Jerome Powell's newest evolution

Image of Jerome Powell.

Fed chair Jerome Powell testifies. Photo: Win McNamee/Getty Images

The way Fed chair Jerome Powell is talking about inflation seems to be evolving.

Why it matters: The Fed has been employing a very stimulative monetary policy, which is helping boost job growth. But inflation has been running above its target.

  • Powell and his colleagues have argued for months that the forces currently boosting inflation have been "transitory."

Yes, but: As inflation rates rise by more than expected and for longer than expected, repeated references to "transitory" could hurt the Fed’s credibility.

  • Even Powell himself on Thursday told the Senate Banking Committee that: "I think we're experiencing a big uptick in inflation. Bigger than many expected. Bigger than certainly, I expected."

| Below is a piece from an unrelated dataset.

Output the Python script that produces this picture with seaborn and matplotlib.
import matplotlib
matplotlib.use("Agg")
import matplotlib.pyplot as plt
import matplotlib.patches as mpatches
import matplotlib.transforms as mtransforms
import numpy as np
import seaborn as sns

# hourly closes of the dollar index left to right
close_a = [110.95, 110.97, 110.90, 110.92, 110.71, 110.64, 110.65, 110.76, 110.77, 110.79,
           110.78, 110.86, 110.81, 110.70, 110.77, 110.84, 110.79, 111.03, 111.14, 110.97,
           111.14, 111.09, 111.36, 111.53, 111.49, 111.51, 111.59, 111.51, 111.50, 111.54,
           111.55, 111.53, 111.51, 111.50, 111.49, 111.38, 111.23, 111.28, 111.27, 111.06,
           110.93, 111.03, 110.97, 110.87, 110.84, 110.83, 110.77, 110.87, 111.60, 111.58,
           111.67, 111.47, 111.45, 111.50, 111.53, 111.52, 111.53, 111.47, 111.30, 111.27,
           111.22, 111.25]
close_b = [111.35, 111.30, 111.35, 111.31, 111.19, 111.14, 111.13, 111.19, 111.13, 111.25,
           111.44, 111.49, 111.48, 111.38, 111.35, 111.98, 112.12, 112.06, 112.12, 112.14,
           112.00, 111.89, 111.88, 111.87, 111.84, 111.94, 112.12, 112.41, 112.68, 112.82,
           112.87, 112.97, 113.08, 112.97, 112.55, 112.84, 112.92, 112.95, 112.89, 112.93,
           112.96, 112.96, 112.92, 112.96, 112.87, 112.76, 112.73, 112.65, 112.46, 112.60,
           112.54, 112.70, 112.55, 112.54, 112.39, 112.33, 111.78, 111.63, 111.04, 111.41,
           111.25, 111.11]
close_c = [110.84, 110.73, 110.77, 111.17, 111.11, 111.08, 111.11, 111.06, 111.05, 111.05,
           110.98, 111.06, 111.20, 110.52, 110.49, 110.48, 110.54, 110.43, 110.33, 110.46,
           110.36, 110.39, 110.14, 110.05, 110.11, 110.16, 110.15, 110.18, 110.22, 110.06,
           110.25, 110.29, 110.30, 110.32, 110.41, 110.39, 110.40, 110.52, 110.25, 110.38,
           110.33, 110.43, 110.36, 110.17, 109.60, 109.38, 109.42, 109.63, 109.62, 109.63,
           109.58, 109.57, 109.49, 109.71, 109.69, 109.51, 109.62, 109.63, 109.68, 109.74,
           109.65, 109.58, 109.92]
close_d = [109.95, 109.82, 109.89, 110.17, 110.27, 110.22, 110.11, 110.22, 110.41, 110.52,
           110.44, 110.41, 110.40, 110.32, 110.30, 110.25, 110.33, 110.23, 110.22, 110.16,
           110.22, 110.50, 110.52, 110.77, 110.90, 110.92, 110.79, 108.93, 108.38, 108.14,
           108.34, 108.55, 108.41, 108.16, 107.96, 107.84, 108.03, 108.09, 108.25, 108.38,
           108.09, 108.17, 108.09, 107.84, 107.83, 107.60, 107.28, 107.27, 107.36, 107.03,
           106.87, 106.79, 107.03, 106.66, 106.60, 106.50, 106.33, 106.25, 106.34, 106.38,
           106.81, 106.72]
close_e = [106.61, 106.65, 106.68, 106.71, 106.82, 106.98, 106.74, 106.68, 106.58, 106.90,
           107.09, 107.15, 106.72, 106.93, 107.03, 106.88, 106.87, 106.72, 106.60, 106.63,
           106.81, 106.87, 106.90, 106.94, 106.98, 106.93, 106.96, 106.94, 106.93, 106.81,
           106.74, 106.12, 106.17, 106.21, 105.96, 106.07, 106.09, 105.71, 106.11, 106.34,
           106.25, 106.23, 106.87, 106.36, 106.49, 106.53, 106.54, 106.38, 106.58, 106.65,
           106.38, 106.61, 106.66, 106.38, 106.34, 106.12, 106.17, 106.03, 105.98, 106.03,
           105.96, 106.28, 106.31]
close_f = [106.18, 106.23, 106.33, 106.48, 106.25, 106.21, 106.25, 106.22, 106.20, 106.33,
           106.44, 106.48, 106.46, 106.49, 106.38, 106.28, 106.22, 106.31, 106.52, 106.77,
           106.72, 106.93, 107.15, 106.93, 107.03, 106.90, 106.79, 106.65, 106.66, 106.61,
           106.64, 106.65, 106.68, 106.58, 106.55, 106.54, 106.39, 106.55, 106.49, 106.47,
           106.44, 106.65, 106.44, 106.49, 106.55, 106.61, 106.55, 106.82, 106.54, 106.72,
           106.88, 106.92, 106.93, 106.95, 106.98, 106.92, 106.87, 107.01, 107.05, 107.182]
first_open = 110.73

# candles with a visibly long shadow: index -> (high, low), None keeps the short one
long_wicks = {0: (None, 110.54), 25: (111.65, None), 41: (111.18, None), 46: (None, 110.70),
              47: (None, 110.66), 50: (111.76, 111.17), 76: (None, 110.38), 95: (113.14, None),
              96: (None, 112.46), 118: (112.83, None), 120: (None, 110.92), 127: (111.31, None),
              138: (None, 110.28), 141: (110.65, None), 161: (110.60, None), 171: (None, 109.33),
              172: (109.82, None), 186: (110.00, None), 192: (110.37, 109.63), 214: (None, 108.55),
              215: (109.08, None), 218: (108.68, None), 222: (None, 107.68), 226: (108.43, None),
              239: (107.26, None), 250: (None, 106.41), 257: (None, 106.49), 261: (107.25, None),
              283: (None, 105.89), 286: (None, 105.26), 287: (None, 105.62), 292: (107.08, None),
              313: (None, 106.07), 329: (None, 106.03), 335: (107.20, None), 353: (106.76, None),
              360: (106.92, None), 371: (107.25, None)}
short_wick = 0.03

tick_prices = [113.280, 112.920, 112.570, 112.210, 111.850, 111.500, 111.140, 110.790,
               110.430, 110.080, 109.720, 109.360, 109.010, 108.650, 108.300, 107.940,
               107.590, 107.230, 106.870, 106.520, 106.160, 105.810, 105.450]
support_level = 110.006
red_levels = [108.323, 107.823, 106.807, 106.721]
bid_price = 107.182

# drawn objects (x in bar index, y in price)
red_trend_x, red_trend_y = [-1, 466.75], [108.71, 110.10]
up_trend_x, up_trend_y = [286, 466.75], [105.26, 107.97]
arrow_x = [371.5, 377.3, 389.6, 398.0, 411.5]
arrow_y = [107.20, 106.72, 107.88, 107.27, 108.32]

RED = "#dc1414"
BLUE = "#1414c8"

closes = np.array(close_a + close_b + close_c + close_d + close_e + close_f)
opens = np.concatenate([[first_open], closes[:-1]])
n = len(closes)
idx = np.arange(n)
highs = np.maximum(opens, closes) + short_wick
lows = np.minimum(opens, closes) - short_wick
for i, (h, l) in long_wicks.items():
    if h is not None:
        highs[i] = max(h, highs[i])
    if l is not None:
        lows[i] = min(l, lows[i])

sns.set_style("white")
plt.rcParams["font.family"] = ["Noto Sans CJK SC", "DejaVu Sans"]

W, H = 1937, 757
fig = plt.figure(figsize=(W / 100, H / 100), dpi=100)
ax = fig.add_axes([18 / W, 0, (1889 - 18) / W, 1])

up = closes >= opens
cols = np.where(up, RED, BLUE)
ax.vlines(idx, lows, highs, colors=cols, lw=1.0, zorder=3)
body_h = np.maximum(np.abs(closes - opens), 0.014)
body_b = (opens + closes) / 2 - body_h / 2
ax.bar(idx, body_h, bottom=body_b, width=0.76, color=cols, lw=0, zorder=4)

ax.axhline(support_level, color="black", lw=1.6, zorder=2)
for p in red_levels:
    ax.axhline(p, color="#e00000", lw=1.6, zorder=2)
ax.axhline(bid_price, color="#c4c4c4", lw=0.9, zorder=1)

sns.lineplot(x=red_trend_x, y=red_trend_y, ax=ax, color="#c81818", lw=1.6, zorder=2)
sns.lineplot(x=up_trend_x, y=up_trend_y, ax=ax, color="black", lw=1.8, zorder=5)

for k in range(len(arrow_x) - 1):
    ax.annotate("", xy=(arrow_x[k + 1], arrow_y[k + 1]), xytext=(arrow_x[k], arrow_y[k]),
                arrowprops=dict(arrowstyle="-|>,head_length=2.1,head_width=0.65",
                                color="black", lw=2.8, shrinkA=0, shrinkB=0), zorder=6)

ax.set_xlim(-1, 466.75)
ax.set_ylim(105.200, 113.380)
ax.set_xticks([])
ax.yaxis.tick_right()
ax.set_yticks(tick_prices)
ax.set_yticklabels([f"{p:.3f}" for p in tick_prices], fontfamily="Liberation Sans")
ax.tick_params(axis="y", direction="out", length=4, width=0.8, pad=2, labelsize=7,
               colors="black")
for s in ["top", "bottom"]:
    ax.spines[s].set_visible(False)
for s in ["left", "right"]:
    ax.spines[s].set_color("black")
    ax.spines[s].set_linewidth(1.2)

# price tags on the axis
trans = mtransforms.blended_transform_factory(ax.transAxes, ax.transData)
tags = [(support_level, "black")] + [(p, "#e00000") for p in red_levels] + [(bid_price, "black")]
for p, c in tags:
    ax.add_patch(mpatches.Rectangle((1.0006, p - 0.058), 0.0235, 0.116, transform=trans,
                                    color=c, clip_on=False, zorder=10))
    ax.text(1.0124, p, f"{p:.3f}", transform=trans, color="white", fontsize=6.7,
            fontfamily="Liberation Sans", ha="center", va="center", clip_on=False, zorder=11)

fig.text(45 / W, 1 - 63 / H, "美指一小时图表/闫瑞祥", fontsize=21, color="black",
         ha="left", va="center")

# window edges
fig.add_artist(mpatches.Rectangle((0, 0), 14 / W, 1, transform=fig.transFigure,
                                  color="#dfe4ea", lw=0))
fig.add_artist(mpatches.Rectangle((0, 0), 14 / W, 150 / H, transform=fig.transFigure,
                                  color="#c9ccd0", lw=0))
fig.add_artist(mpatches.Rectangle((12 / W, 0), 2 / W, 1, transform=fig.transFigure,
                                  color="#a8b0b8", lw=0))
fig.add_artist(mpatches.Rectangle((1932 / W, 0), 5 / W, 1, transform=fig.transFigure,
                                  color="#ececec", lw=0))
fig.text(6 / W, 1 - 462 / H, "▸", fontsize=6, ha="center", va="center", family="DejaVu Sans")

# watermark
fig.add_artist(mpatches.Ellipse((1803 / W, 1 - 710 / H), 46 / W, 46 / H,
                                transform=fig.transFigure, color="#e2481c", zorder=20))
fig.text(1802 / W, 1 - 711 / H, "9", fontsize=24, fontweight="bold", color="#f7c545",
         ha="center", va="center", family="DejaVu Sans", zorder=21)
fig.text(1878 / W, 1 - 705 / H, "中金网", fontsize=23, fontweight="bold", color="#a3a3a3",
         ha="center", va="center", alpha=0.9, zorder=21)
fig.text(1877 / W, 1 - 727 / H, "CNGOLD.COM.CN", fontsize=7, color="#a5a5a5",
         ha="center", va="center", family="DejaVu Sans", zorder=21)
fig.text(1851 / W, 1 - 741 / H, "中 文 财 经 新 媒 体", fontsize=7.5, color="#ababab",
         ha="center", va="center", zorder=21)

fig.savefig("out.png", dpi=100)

The intrigue: Powell’s most recent written statement referencing inflation made no reference to "transitory." He also never used the word during his lengthy Q&A with committee members.

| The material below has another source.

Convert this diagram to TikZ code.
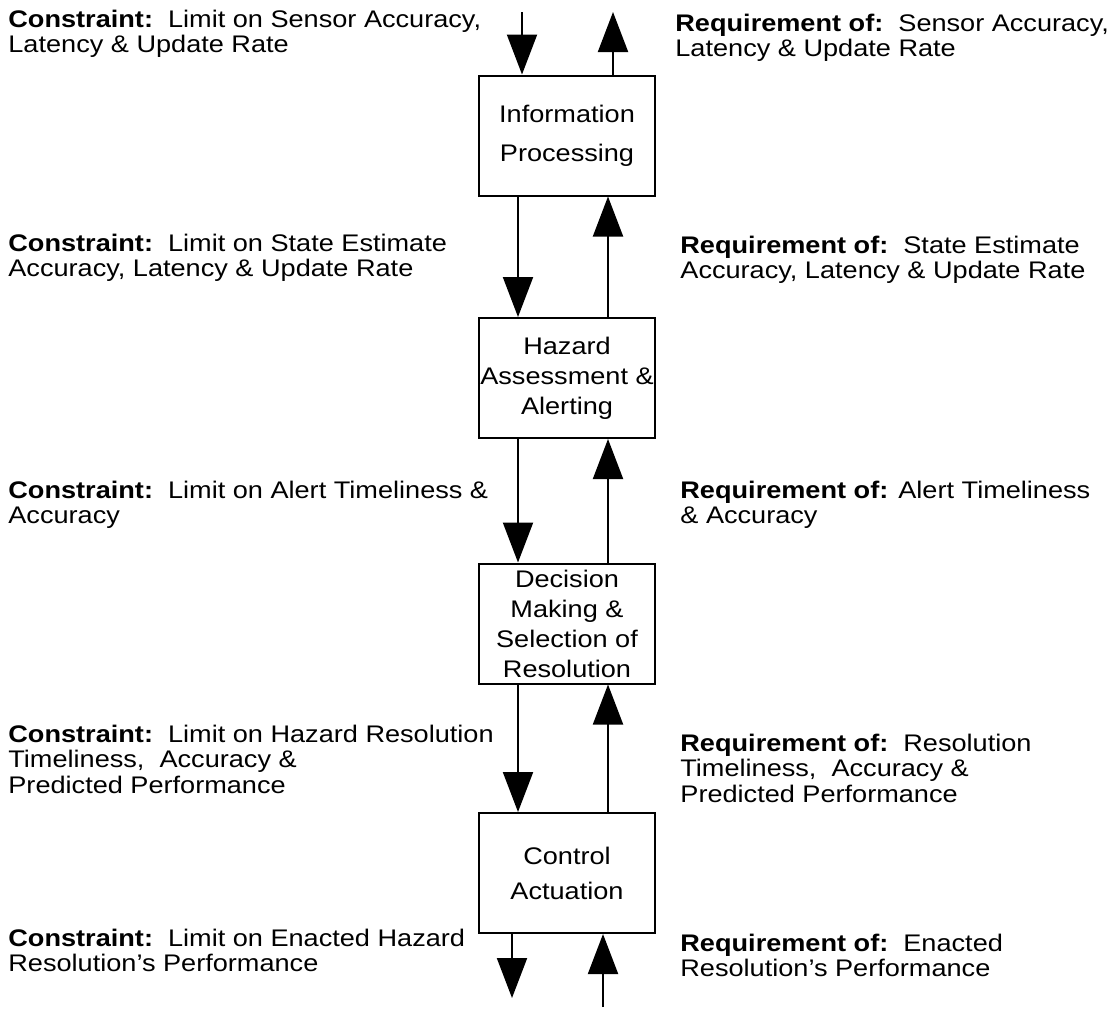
\documentclass[tikz,border=0pt]{standalone}
\usepackage{fontspec}
\setmainfont[FakeStretch=1.13]{Liberation Sans}
\usetikzlibrary{arrows.meta,calc}

\begin{document}
\begin{tikzpicture}[x=0.5pt, y=-0.5pt, >={Triangle[length=20pt,width=15pt]}]
	\tikzset{stage/.style={draw, line width=1pt, minimum width=88pt, minimum height=60pt, inner sep=0pt, align=center, font=\fontsize{12}{15}\selectfont},
		note/.style={anchor=base west, inner sep=0pt, align=left, font=\fontsize{12}{12.8}\selectfont},
		flow/.style={->, line width=1pt}}
	\useasboundingbox (0,0) rectangle (1112,1008);
	% stages
	\node[stage, font=\fontsize{12}{19.5}\selectfont] (info) at (567,135.5) {Information\\Processing};
	\node[stage] (hazard) at (567,378) {Hazard\\Assessment \&\\Alerting};
	\node[stage] (decide) at (567,623.5) {Decision\\Making \&\\Selection of\\Resolution};
	\node[stage, font=\fontsize{12}{17.5}\selectfont] (actuate) at (567,873) {Control\\Actuation};
	% columns and free ends
	\coordinate (dcol) at (518,0);
	\coordinate (ucol) at (608,0);
	\coordinate (sensorin) at (522,12);
	\coordinate (sensorout) at (613,12);
	\coordinate (enactout) at (512,998);
	\coordinate (enactin) at (603,1007);
	% flows
	\draw[flow] (sensorin) -- (info.north -| sensorin);
	\draw[flow] (info.north -| sensorout) -- (sensorout);
	\draw[flow] (info.south -| dcol) -- (hazard.north -| dcol);
	\draw[flow] (hazard.north -| ucol) -- (info.south -| ucol);
	\draw[flow] (hazard.south -| dcol) -- (decide.north -| dcol);
	\draw[flow] (decide.north -| ucol) -- (hazard.south -| ucol);
	\draw[flow] (decide.south -| dcol) -- (actuate.north -| dcol);
	\draw[flow] (actuate.north -| ucol) -- (decide.south -| ucol);
	\draw[flow] (actuate.south -| enactout) -- (enactout);
	\draw[flow] (enactin) -- (actuate.south -| enactin);
	% constraints (left) and requirements (right); base = last line
	\node[note] (c1) at (8,52.6) {\textbf{Constraint:}\ \ Limit on Sensor Accuracy,\\Latency \& Update Rate};
	\node[note] (r1) at (675,56.6) {\textbf{Requirement of:}\ \ Sensor Accuracy,\\Latency \& Update Rate};
	\node[note] (c2) at (8,276.6) {\textbf{Constraint:}\ \ Limit on State Estimate\\Accuracy, Latency \& Update Rate};
	\node[note] (r2) at (680,278.6) {\textbf{Requirement of:}\ \ State Estimate\\Accuracy, Latency \& Update Rate};
	\node[note] (c3) at (8,523.6) {\textbf{Constraint:}\ \ Limit on Alert Timeliness \&\\Accuracy};
	\node[note] (r3) at (680,523.6) {\textbf{Requirement of:} Alert Timeliness\\\& Accuracy};
	\node[note] (c4) at (8,793.2) {\textbf{Constraint:}\ \ Limit on Hazard Resolution\\Timeliness,\ \ Accuracy \&\\Predicted Performance};
	\node[note] (r4) at (680,802.2) {\textbf{Requirement of:}\ \ Resolution\\Timeliness,\ \ Accuracy \&\\Predicted Performance};
	\node[note] (c5) at (8,971.6) {\textbf{Constraint:}\ \ Limit on Enacted Hazard\\Resolution's Performance};
	\node[note] (r5) at (680,976.6) {\textbf{Requirement of:}\ \ Enacted\\Resolution's Performance};
\end{tikzpicture}
\end{document}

  • The word "temporary" has come up, though.
  • "The problem with ‘transitory’ is that it suggested a very short period of elevated inflation," SGH Macro Advisors economist Tim Duy wrote in a note to clients. "'Temporary’ suggests the period of elevated inflation may be on the longer side."

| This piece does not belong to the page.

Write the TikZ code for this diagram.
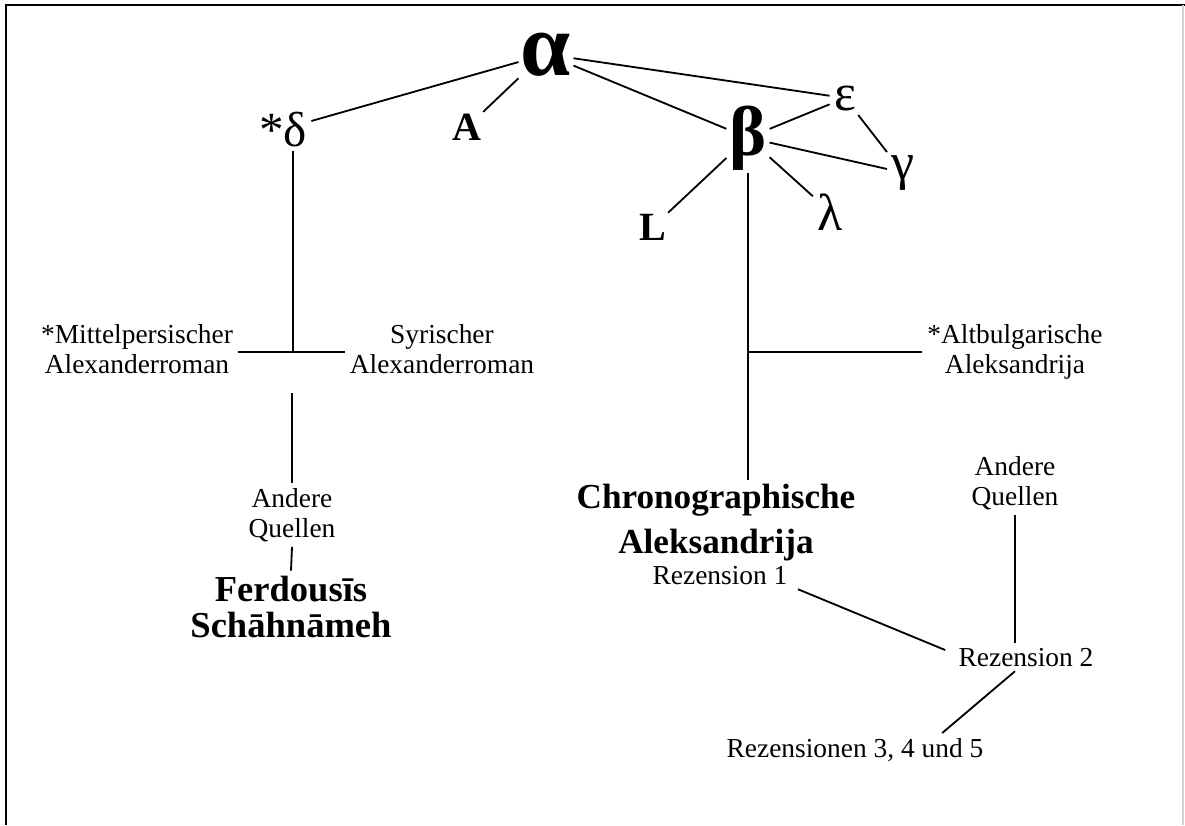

The big picture: Semantics aside, Duy’s bigger point is that the Fed is communicating that it’s willing to tolerate inflation as long as unemployment remains high.

  • "Unless the Fed wants to revise the employment goal, it really has little choice but to lengthen the amount of time inflation can remain elevated without a policy response," Duy wrote.

Threat level: None of this is to say the Fed is turning a blind eye to inflation. Quite the opposite.

  • "We're trying to understand whether it's something that will pass through fairly quickly, or whether in fact, we need to act," Powell said of surprising inflation data.
  • Bespoke Investment Group macro strategist George Pearkes tells Axios it's significant that Powell is essentially saying "we're trying to figure that out."
  • "[If] they do decide ‘we need to tamp down inflation’ that's going to be a huge pivot and means we'll get [rate] hikes in 2022 for sure, with a taper starting in September and running much faster than it otherwise would."

The bottom line: The Fed is clearly willing to tolerate a lot of inflation if it means getting employment up. But there is a limit and not even the Fed seems to know where that is.